O primeiro a mentir foi o ex-secretário de Comunicação Fabio Wajngarten. Afirmou que nada tinha a ver com uma campanha desferida sob seu comando contra a política de isolamento social. O relator, Renan Calheiros (MDB-AL), quis prendê-lo em flagrante. Aziz não topou — e a decisão é dele. Aí o ex-chanceler Ernesto Araújo negou ter atacado a China. Há tuítes, artigos assinados, vídeos. Não importa. Fez na cara dura, escondeu-se atrás da máscara e simplesmente mentiu.
Nunca havia se mentido numa CPI de forma tão descarada, com provas do contrário a um Google de distância. E é por isso que o depoimento do ex-ministro da Saúde é muito mais grave do que o dos outros. Wajngarten e Araújo mentiram fingindo falar a verdade. Pazuello não. Ao dizer que jamais recebeu ordens para não comprar vacinas do Instituto Butantan, foi confrontado com o vídeo em que afirmou “um manda, o outro obedece” perante justamente essa ordem. Dada pelo presidente da República, Jair Bolsonaro. Pazuello não titubeou: “é coisa de internet”, feita por “agente político”.
Ou seja, na lógica torta do ministro, o presidente mente para seus eleitores e fãs, e isso é normal. Pazuello não fingiu que a mentira era verdade. Pazuello chamou a mentira de mentira e falou que é assim que se faz política.

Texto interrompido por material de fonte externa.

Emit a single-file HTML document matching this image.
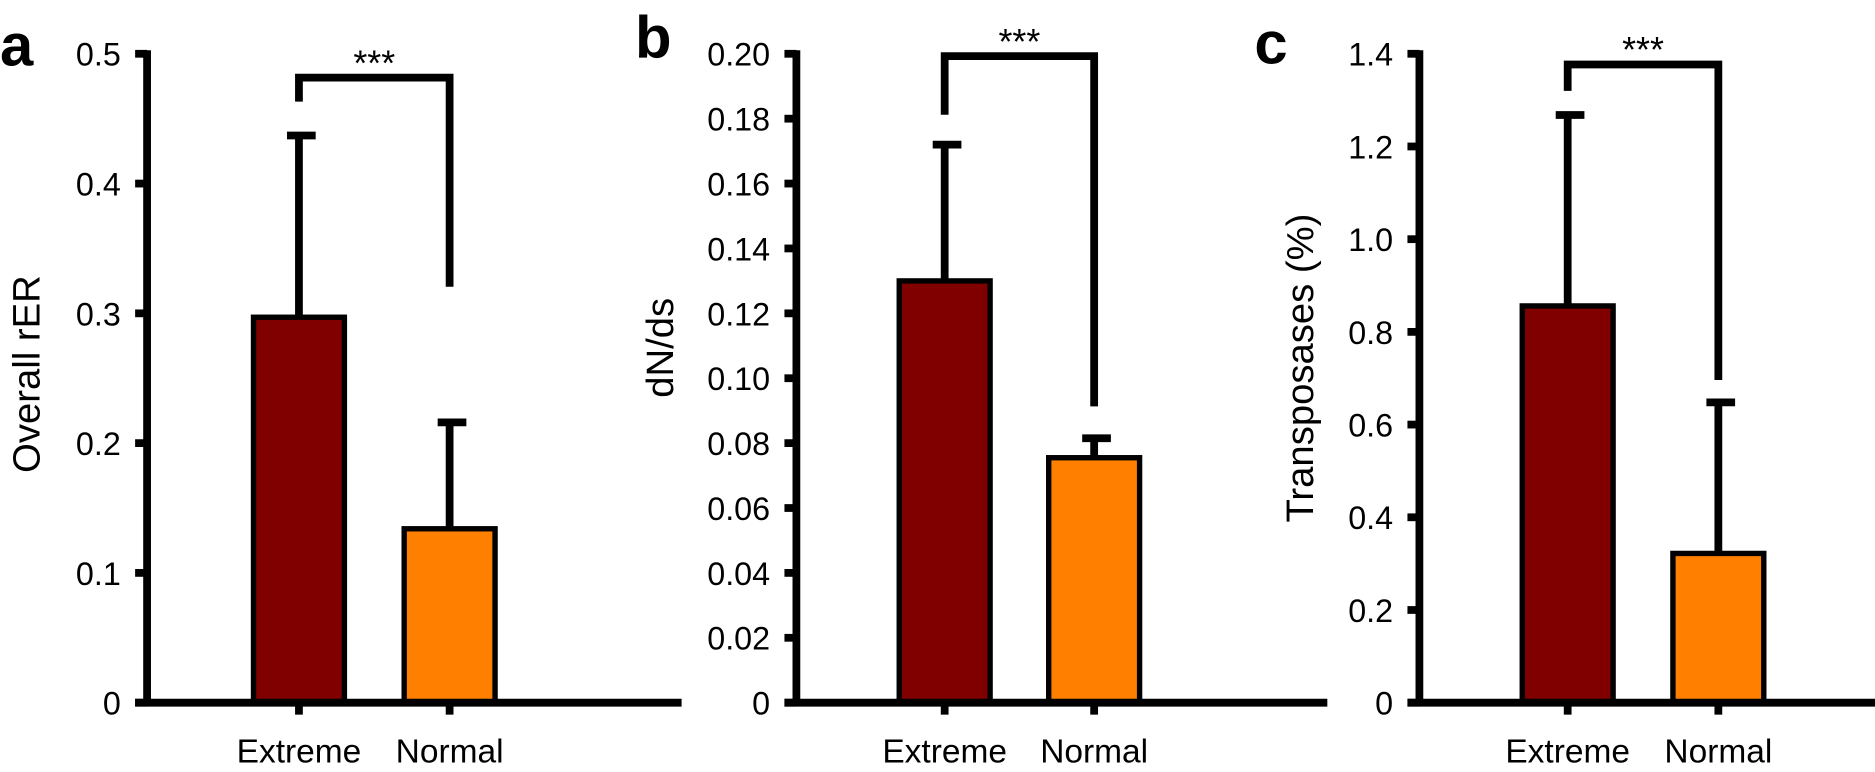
<!DOCTYPE html>
<html><head><meta charset="utf-8"><style>
html,body{margin:0;padding:0;background:#fff}
svg{display:block}
text{font-family:"Liberation Sans",sans-serif;fill:#000}
</style></head><body>
<svg id="chart" width="1875" height="772" viewBox="0 0 1568 646" preserveAspectRatio="none"></svg>
<script>
const categories = ["Extreme", "Normal"];
const panelLetters = ["a", "b", "c"];
const yTitles = ["Overall rER", "dN/ds", "Transposases (%)"];
const meansA = [0.297, 0.134];
const errorsA = [0.140, 0.082];
const meansB = [0.130, 0.0755];
const errorsB = [0.042, 0.006];
const meansC = [0.856, 0.322];
const errorsC = [0.412, 0.326];
const ticksA = ["0", "0.1", "0.2", "0.3", "0.4", "0.5"];
const ticksB = ["0", "0.02", "0.04", "0.06", "0.08", "0.10", "0.12", "0.14", "0.16", "0.18", "0.20"];
const ticksC = ["0", "0.2", "0.4", "0.6", "0.8", "1.0", "1.2", "1.4"];
const yMax = [0.5, 0.2, 1.4];
const sigLabel = "***";

const NS = "http://www.w3.org/2000/svg";
const svg = document.getElementById("chart");
function mk(tag, attrs, parent) {
  const e = document.createElementNS(NS, tag);
  for (const k in attrs) e.setAttribute(k, attrs[k]);
  (parent || svg).appendChild(e);
  return e;
}
const colors = ["#800000", "#ff8000"];
const panels = [
  {x0: 123, bars: [250, 376], means: meansA, errs: errorsA, ticks: ticksA, end: 570, brY: 65, brL: 85, brR: 240, titleX: 33, titleY: 313, letterX: 0, letterY: 55},
  {x0: 666, bars: [790, 915], means: meansB, errs: errorsB, ticks: ticksB, end: 1110, brY: 47, brL: 96, brR: 340, titleX: 563, titleY: 291, letterX: 531, letterY: 48},
  {x0: 1187, bars: [1311, 1437], means: meansC, errs: errorsC, ticks: ticksC, end: 1568, brY: 54, brL: 76, brR: 318, titleX: 1098, titleY: 308, letterX: 1049, letterY: 53}
];
const yTop = 45, yBot = 588, bw = 76, SW = 6.5;
panels.forEach((p, i) => {
  const g = mk("g", {});
  
  
  const ys = v => yBot - (v / yMax[i]) * (yBot - yTop);
  const L = mk("text", {x: p.letterX, y: p.letterY, "font-size": 50, "font-weight": "bold"}, g);
  L.textContent = panelLetters[i];
  
  
  const T = mk("text", {x: p.titleX, y: p.titleY, "font-size": 32, "text-anchor": "middle", transform: `rotate(-90 ${p.titleX} ${p.titleY})`}, g);
  T.textContent = yTitles[i];
  
  
  p.means.forEach((m, j) => {
    const cx = p.bars[j];
    const top = ys(m);
    const eTop = ys(m + p.errs[j]);
    const el = mk("line", {x1: cx, x2: cx, y1: top, y2: eTop, stroke: "#000", "stroke-width": SW}, g);
    
    
    const cap = mk("line", {x1: cx - 10, x2: cx + 14, y1: eTop, y2: eTop, stroke: "#000", "stroke-width": SW}, g);
    
    
    const r = mk("rect", {x: cx - bw / 2, y: top, width: bw, height: yBot - top, fill: colors[j], stroke: "#000", "stroke-width": 4.5}, g);
    
    
    const xl = mk("text", {x: cx, y: 638, "font-size": 28, "text-anchor": "middle"}, g);
    xl.textContent = categories[j];
    
    
    const xt = mk("line", {x1: cx, x2: cx, y1: yBot, y2: yBot + 10, stroke: "#000", "stroke-width": SW}, g);
    
    
  });
  const ya = mk("line", {x1: p.x0, x2: p.x0, y1: yTop - 3, y2: yBot + 3, stroke: "#000", "stroke-width": SW}, g);
  
  
  const xa = mk("line", {x1: p.x0 - 10, x2: p.end, y1: yBot, y2: yBot, stroke: "#000", "stroke-width": SW}, g);
  
  
  p.ticks.forEach((t) => {
    const v = parseFloat(t);
    const y = ys(v);
    const tl = mk("line", {x1: p.x0 - 10, x2: p.x0, y1: y, y2: y, stroke: "#000", "stroke-width": SW}, g);
    
    
    const tx = mk("text", {x: p.x0 - 22, y: y + 10, "font-size": 27, "text-anchor": "end"}, g);
    tx.textContent = t;
    
    
  });
  const br = mk("path", {d: `M${p.bars[0]} ${p.brL} V${p.brY} H${p.bars[1]} V${p.brR}`, fill: "none", stroke: "#000", "stroke-width": SW}, g);
  
  
  const st = mk("text", {x: (p.bars[0] + p.bars[1]) / 2, y: p.brY - 2, "font-size": 30, "text-anchor": "middle"}, g);
  st.textContent = sigLabel;
  
  
});
</script>
</body></html>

Talvez seja essa a impressão que os generais tenham de políticos. Que seu trabalho é mentir. Se for, estão errados. O trabalho dos políticos é trazer à mesa as diversas correntes de opinião presentes numa sociedade e negociar as diferenças. Sim, sempre houve mentiras. Mas, quando pegos em mentiras, políticos sofriam consequências.
Quem estuda o assunto vem usando um termo — truth decay. Decaimento da verdade. Em química, decaimento é o lento processo pelo qual o núcleo instável de um elemento perde energia por radiação. Em biologia, é o igualmente lento apodrecimento de um corpo pela ação de bactérias ou fungos. A palavra está em voga nas Ciências Humanas. Decaimento da verdade é quando lentamente uma sociedade deixa de ligar para a verdade, para o consenso a respeito de um conjunto básico de fatos.
Decaimento democrático é o que vivemos quando há decaimento da verdade.
Jair Bolsonaro mente. É sua prática corriqueira. Seus eleitores sabem disso — apenas não ligam. Para eles, é até engraçado. Mas, para que a mentira se estabelecesse a ponto de ameaçar a democracia, ela precisou antes ir lentamente se esgueirando até se legitimar. Naquela campanha dura, agressiva e canalha que foi a da eleição presidencial de 2014, Dilma Rousseff tirou Marina Silva do segundo turno com publicidade de TV que mentia. Escancaradamente. Agora, Ciro Gomes, candidato à Presidência em 2022, contratou o marqueteiro que produziu aquilo para ajudá-lo a chegar ao Planalto.
Políticos estão legitimando a mentira.
Alguém precisa fazer algum gesto. O gesto é a prisão de quem mentir sob juramento escancaradamente dentro do Congresso Nacional. Sem um gesto grande, estamos entregues ao apodrecimento da democracia, acelerado pelas redes sociais. É preciso ação. O decaimento lento da verdade está em suas fases finais.